PROBLEM TO WORK ON:
Transcribe all of the material exactly, except for its pictures.

MATERIAL:

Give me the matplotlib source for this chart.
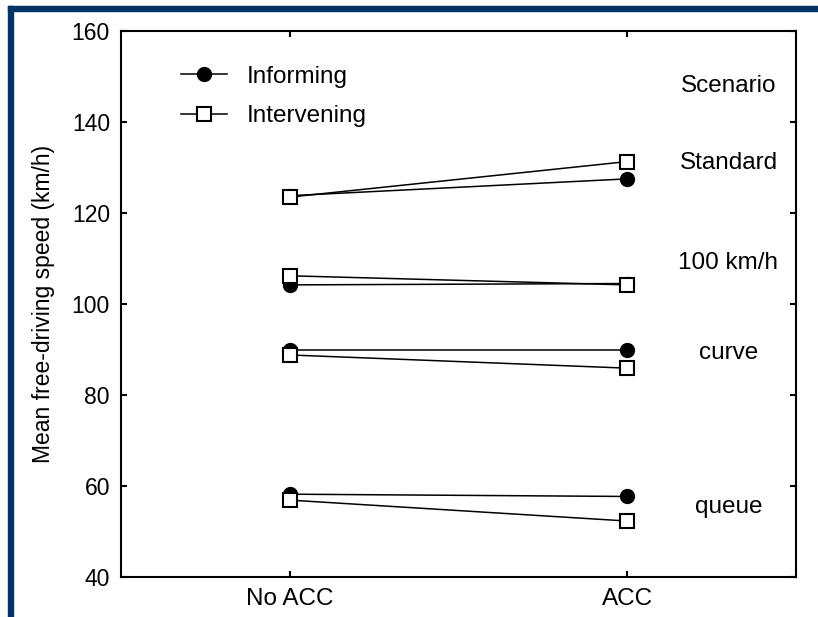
import matplotlib
matplotlib.use("Agg")
import matplotlib.pyplot as plt
from matplotlib.patches import Rectangle

plt.rcParams['font.family'] = ['Liberation Sans', 'DejaVu Sans']

# data
conditions = ['No ACC', 'ACC']
scenarios = ['Standard', '100 km/h', 'curve', 'queue']
informing = [[123.8, 127.5], [104.2, 104.5], [89.9, 89.9], [58.2, 57.7]]
intervening = [[123.5, 131.3], [106.2, 104.2], [88.8, 85.9], [56.9, 52.3]]
label_y = [129.7, 107.7, 87.9, 54.1]

x = [1, 2]

fig = plt.figure(figsize=(8.18, 6.17), dpi=100)
ax = fig.add_axes([121 / 818, 1 - 577 / 617, 675 / 818, 546 / 617])

for i in range(len(scenarios)):
    ax.plot(x, informing[i], color='black', lw=1.1, marker='o', ms=10,
            mfc='black', mec='black', label='Informing' if i == 0 else None)
for i in range(len(scenarios)):
    ax.plot(x, intervening[i], color='black', lw=1.1, marker='s', ms=10.5,
            mfc='white', mec='black', mew=1.5,
            label='Intervening' if i == 0 else None)

ax.set_xlim(0.5, 2.5)
ax.set_ylim(40, 160)
ax.set_xticks(x)
ax.set_xticklabels(conditions)
ax.set_yticks(range(40, 161, 20))
ax.tick_params(direction='in', length=4.5, width=1.5, labelsize=16.5,
               top=True, right=True, pad=8)
ax.tick_params(axis='x', labelsize=17.5)
for s in ax.spines.values():
    s.set_linewidth(1.5)
ax.set_ylabel('Mean free-driving speed (km/h)', fontsize=16.5, labelpad=12)

ax.text(2.3, 146.6, 'Scenario', fontsize=17.5, ha='center', va='baseline')
for name, yy in zip(scenarios, label_y):
    ax.text(2.3, yy, name, fontsize=17.5, ha='center', va='baseline')

ax.legend(loc='upper left', bbox_to_anchor=(0.089, 0.936), frameon=False,
          fontsize=17.5, handlelength=1.9, handletextpad=0.8,
          labelspacing=0.72, borderpad=0, borderaxespad=0)

# dark blue frame around the slide picture
blue = '#003366'
fig.patches.append(Rectangle((8 / 818, 0), 5 / 818, 611 / 617, color=blue,
                             transform=fig.transFigure, figure=fig))
fig.patches.append(Rectangle((8 / 818, 606 / 617), 810 / 818, 5 / 617,
                             color=blue, transform=fig.transFigure, figure=fig))

fig.savefig('out.png', dpi=100)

SOLUTION TO THE PROBLEM:
Give me the matplotlib source for this chart.
import matplotlib
matplotlib.use("Agg")
import matplotlib.pyplot as plt
from matplotlib.patches import Rectangle

plt.rcParams['font.family'] = ['Liberation Sans', 'DejaVu Sans']

# data
conditions = ['No ACC', 'ACC']
scenarios = ['Standard', '100 km/h', 'curve', 'queue']
informing = [[123.8, 127.5], [104.2, 104.5], [89.9, 89.9], [58.2, 57.7]]
intervening = [[123.5, 131.3], [106.2, 104.2], [88.8, 85.9], [56.9, 52.3]]
label_y = [129.7, 107.7, 87.9, 54.1]

x = [1, 2]

fig = plt.figure(figsize=(8.18, 6.17), dpi=100)
ax = fig.add_axes([121 / 818, 1 - 577 / 617, 675 / 818, 546 / 617])

for i in range(len(scenarios)):
    ax.plot(x, informing[i], color='black', lw=1.1, marker='o', ms=10,
            mfc='black', mec='black', label='Informing' if i == 0 else None)
for i in range(len(scenarios)):
    ax.plot(x, intervening[i], color='black', lw=1.1, marker='s', ms=10.5,
            mfc='white', mec='black', mew=1.5,
            label='Intervening' if i == 0 else None)

ax.set_xlim(0.5, 2.5)
ax.set_ylim(40, 160)
ax.set_xticks(x)
ax.set_xticklabels(conditions)
ax.set_yticks(range(40, 161, 20))
ax.tick_params(direction='in', length=4.5, width=1.5, labelsize=16.5,
               top=True, right=True, pad=8)
ax.tick_params(axis='x', labelsize=17.5)
for s in ax.spines.values():
    s.set_linewidth(1.5)
ax.set_ylabel('Mean free-driving speed (km/h)', fontsize=16.5, labelpad=12)

ax.text(2.3, 146.6, 'Scenario', fontsize=17.5, ha='center', va='baseline')
for name, yy in zip(scenarios, label_y):
    ax.text(2.3, yy, name, fontsize=17.5, ha='center', va='baseline')

ax.legend(loc='upper left', bbox_to_anchor=(0.089, 0.936), frameon=False,
          fontsize=17.5, handlelength=1.9, handletextpad=0.8,
          labelspacing=0.72, borderpad=0, borderaxespad=0)

# dark blue frame around the slide picture
blue = '#003366'
fig.patches.append(Rectangle((8 / 818, 0), 5 / 818, 611 / 617, color=blue,
                             transform=fig.transFigure, figure=fig))
fig.patches.append(Rectangle((8 / 818, 606 / 617), 810 / 818, 5 / 617,
                             color=blue, transform=fig.transFigure, figure=fig))

fig.savefig('out.png', dpi=100)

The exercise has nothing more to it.